Real witch Sarah is new in town, and wants to blend in. However, she is quickly spotted by a wanna-be-witch trio who function as the generic school misfits. Things start getting interesting when their blackmagic begins to work, with murderous consequences.
If awards were bestowed upon films for far-fetchedness, this latest variation on the careworn teen angst theme - a coming-of-age tale garnished with black comedy and OTT horror -would surely have accumulated a hatful. That said, for all its stupidity, the second effort from Threesome helmer Andrew Fleming provides plenty of schlocky fun.

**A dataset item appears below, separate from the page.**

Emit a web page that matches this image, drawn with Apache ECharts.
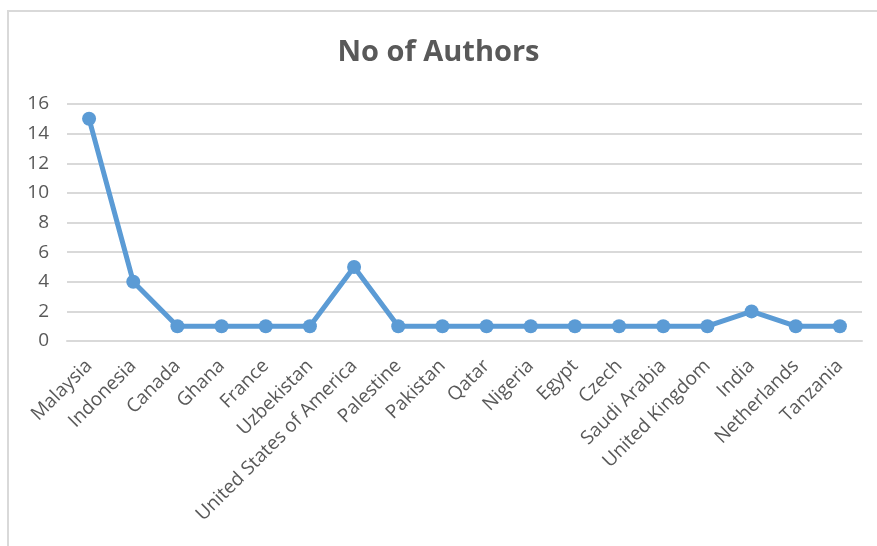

Troubled teen Sarah (Tunney) falls in with a misfit trio immediately recognisable as outcasts due to their extraordinary eye make-up, skin deformities and fondness for doctoring their school uniforms. They also happen to be into witchcraft, as Sarah discovers when she is inaugurated into their magic circle. But while the quartet's initial bouts of spell-casting - levitation, alopecia imposed upon the school's queen bitch (The Brady Bunch's Christine Taylor) - are amusing, things take a turn for the sinister when head "witch" Nancy (Balk) uses her powers to murderous effect, and Sarah decides enough is enough.
For the first two-thirds this comes across as a lightweight cross between Heathers and The Witches Of Eastwick. There's plenty of dark humour to savour too (mainly courtesy of the snarling, deliciously mean Balk) although the conscious efforts to capture an adolescent audience mean The Craft is never quite as warped as it could have been.
What lets the film down badly, though, is its over-reliance on flashy special effects, giving way to a final reel showdown that becomes increasingly ridiculous by the second and culminates in an unexpectedly malicious pay-off. Still, with suitable suspension of disbelief this makes for agreeable enough nonsense.
With suitable suspension of disbelief this makes for agreeable enough nonsense.